Dave teamed up with “Cozy” Yamakoshi, a well-regarded product development guru and bicycle sourcing expert from Japan. Novara began in 1982. And the two men would become fast friends, bonding over the intricacies of bicycles. At first, the co-op simply bought bikes from a factory and branded them Novara. Quickly, though, they located a factory in Asia, and the right components, to make bikes to their specifications, said Steve Gluckman, a longtime REI employee who considered Dave “my sensei.” (Steve later took over Novara product development, retiring after 29 years.) Dave didn’t design the bikes’ architecture, but he frequently had the vision for what a Novara bike should be and do. “He conceived it. He built it. He named it. He nurtured it,” said Ben, who recently retired from the co-op after 32 years.
One visionary bike in particular is worth mentioning. Dave knew from his own riding that cyclists could use a bike that could go anywhere—from pavement to rough dirt roads. He recruited Scot Nicol, founder of Ibis Cycles and already a revered bike designer, to design a different kind of bike: a robust machine but with wide, smoother tires, and handlebars for comfy, all-day riding. Called the X-R (for “crossroads”), the bike was a mutt. Today, we’d perhaps call it the first gravel bike. “It was so ahead of its time,” said Steve. “It wasn’t a top seller, but it was kind of a visionary product.” The bike won Novara its first national award. People still write to REI saying they bought an X-R at a garage sale and love it, and they ask for information about it.

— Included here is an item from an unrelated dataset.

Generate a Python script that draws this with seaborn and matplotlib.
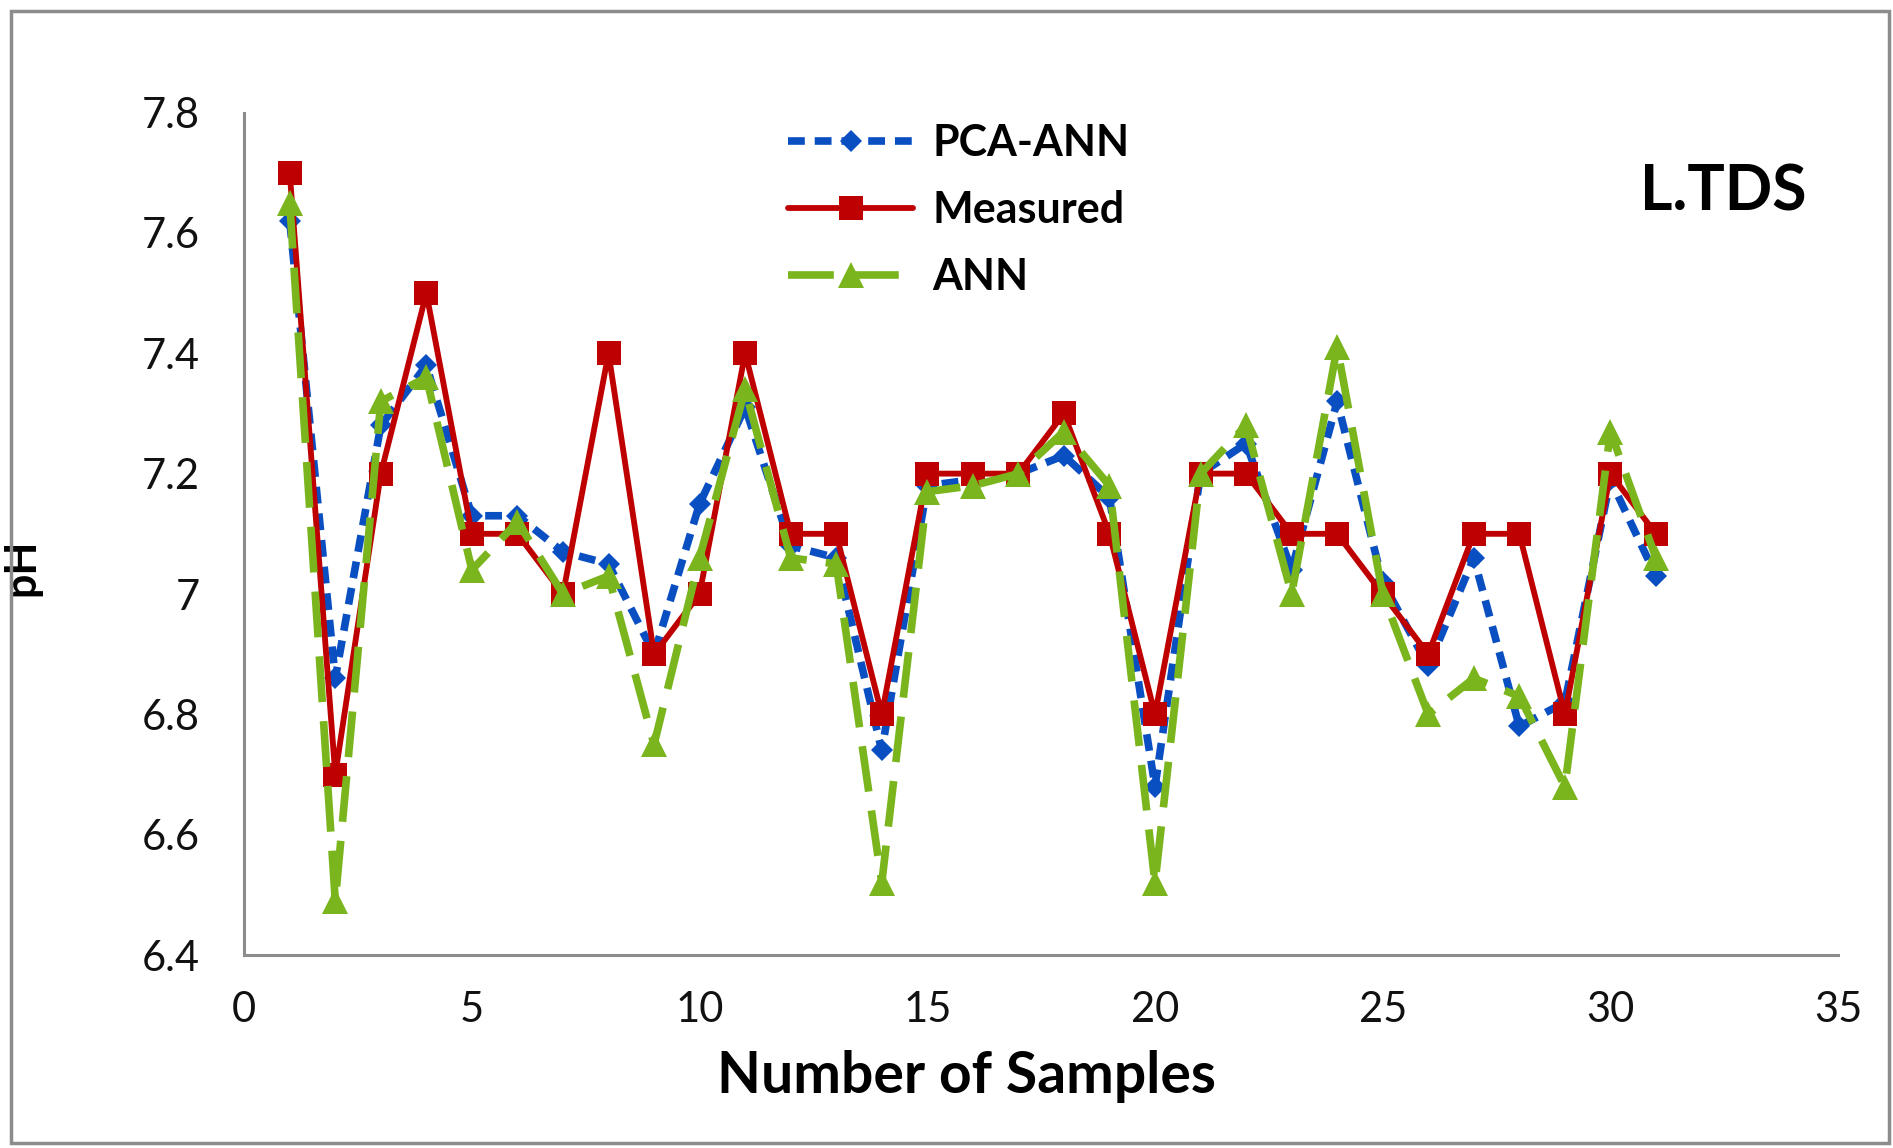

Novara ended about four years ago. But Co-op Cycles stands on the shoulders of its legacy.
“Dave was a character,” said Steve. That character was marked by generosity and graciousness. He relished the role of mentor. But “he could have a very sharp tongue,” Steve added. “And he didn’t put the filter on very often.”
Dave retired from REI to the Methow Valley in 2001. Even in retirement, though, he could not resist sharing his enthusiasm or his urge to be a buyer. He convinced the owner of his local grocery store to carry a startlingly extensive cheese and charcuterie selection, completely unexpected at the time in such a rural place. Dave himself curated the selection; you might find him frequenting various fromageries of Seattle, his glasses perched on the tip of his nose, as he sussed out seriously stinky Camembert or salt-flecked Gruyere. Don Portman, who Dave taught to ski in that gravel pit and who went on to be a godfather of Methow skiing, dubbed Dave the Cheez Whiz. (Dave himself preferred Freddy Fromage.)
Few know that Dave had been a gifted pianist who had played on public radio. He also was an avid birder who traveled to 60 countries and had a life list that stretched to nearly 7,000 birds.
Dave did not marry. He is survived by that cosmopolitan cheese case and its myriad fans, and by admiring former REI colleagues, and by many, many grateful lovers of the outdoors who enjoy his legacy daily, whether they know it or not.